Population (2026-01-01)
- • Total: 1,906
- • Density: 50.24/km^{2} (130.1/sq mi)
- Time zone: UTC+1 (CET)
- • Summer (DST): UTC+2 (CEST)
- Postal codes: 266 01, 267 07
- Website: www.chynava.cz

= Chyňava =

Chyňava is a municipality and village in Beroun District in the Central Bohemian Region of the Czech Republic. It has about 1,900 inhabitants.
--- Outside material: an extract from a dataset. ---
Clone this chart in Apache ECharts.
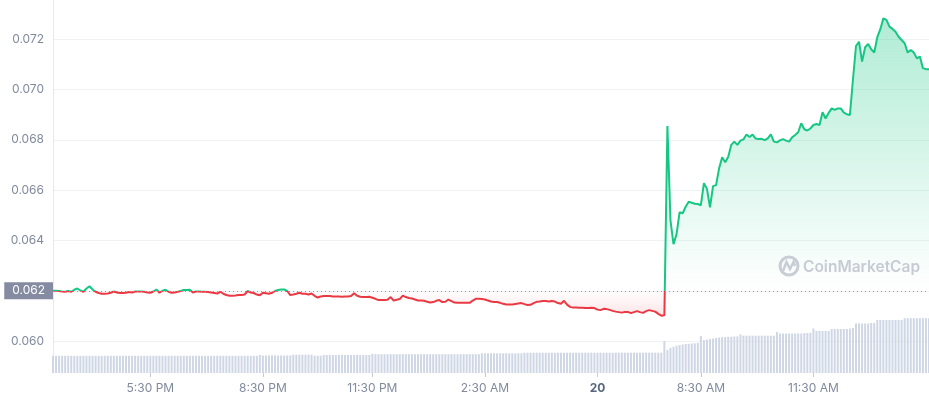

==Administrative division==
Chyňava consists of five municipal parts (in brackets population according to the 2021 census):

- Chyňava (1,300)
- Lhotka u Berouna (75)
- Libečov (130)
- Malé Přílepy (344)
- Podkozí (73)

==Etymology==
The origin of the name Chyňava is uncertain. It could be derived from the Slavic verb chyniti ('to deceive', 'to pretend'). Chyňava could have been the surname of the first settler.

==Geography==
Chyňava is located about 7 km north of Beroun and 17 km west of Prague. It lies in the Křivoklát Highlands. The highest point is the hill Pelechovka at 471 m above sea level. The Loděnice River flows along the northern municipal border.

==History==
The first written mention of Chyňava is from 1341. From 1357 to 1585, the village was part of the Karlštejn estate and shared its owners and destiny. During the Hussite Wars, Chyňava suffered and the population decreased. From 1585, Chyňava belonged to the Křivoklát estate. During the Thirty Years' War, Chyňava was heavily damaged and the population decreased significantly again, but the village slowly recovered.

==Transport==
There are no railways or major roads passing through the municipality.

==Sights==
The main landmark of Chyňava is the Church of Saint Procopius. It was originally a medieval church, which was rebuilt in the Baroque style in 1779–1782 and then in the neo-Baroque style in 1914.